In "Promotion and Tenure and the Scholarship of Teaching" Howard Shapiro (2006) describes the attitude of most academic institutions, particularly research universities, toward teaching. "The energetic people we hire into tenure-track positions at research universities are smart—that’s why we hire them. They notice that goals for undergraduate programs—developing critical thinking, increasing a respect [for] diversity, and so on—are rarely defined as crisply as the institutions’ research aspirations: to have five programs in the National Research Council’s top 10, to double the number of professors in the national academies, etc. And they realize right away that their time is finite and that it’s a zero-sum game. When it comes down to writing one more journal article or grant proposal or joining in an innovative curriculum project in their discipline, why take a chance?"

This devaluation of teaching persists despite the evidence that poor college teaching is turning students away from science (Seymour and Hewitt, 1997; Tanner and Allen, 2004; Tobias, 1990) , and teacher quality at all levels of education is a key predictor of student success (Tanner and Allen, 2006). On the other hand, as competition for students, especially high-quality students, increases, the need for an academic institution to provide engaging educational experiences whose value is obvious to students and their parents is receiving greater attention. That is, economic forces may be beginning to drive changes in the emphasis from merely teaching to achieving meaningful learning outcomes. Because, as outlined below, community engagement and outreach activities can affect student learning, economic forces may lead to greater acceptance of and support for educator-scientist partnerships.

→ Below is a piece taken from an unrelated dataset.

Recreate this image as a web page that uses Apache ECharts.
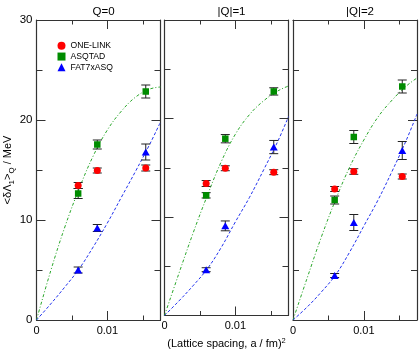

Still, for the present, given the current subordinate position of teaching to research in universities, it’s not surprising that few seem to truly embrace K-12 education initiatives. Indeed if expenditures are taken as a rough gauge of how much an institution values an activity, most academic institutions value K-12 education outreach very little. Nevertheless, a number of public and private universities and research institutes around the country provide outstanding support for K-12 science education. Some have developed and operate their own dynamic outreach programs, others support investigator-initiated programs by supplying personnel and logistical support, while still others do both. There must be value in these relationships or else no university would bother.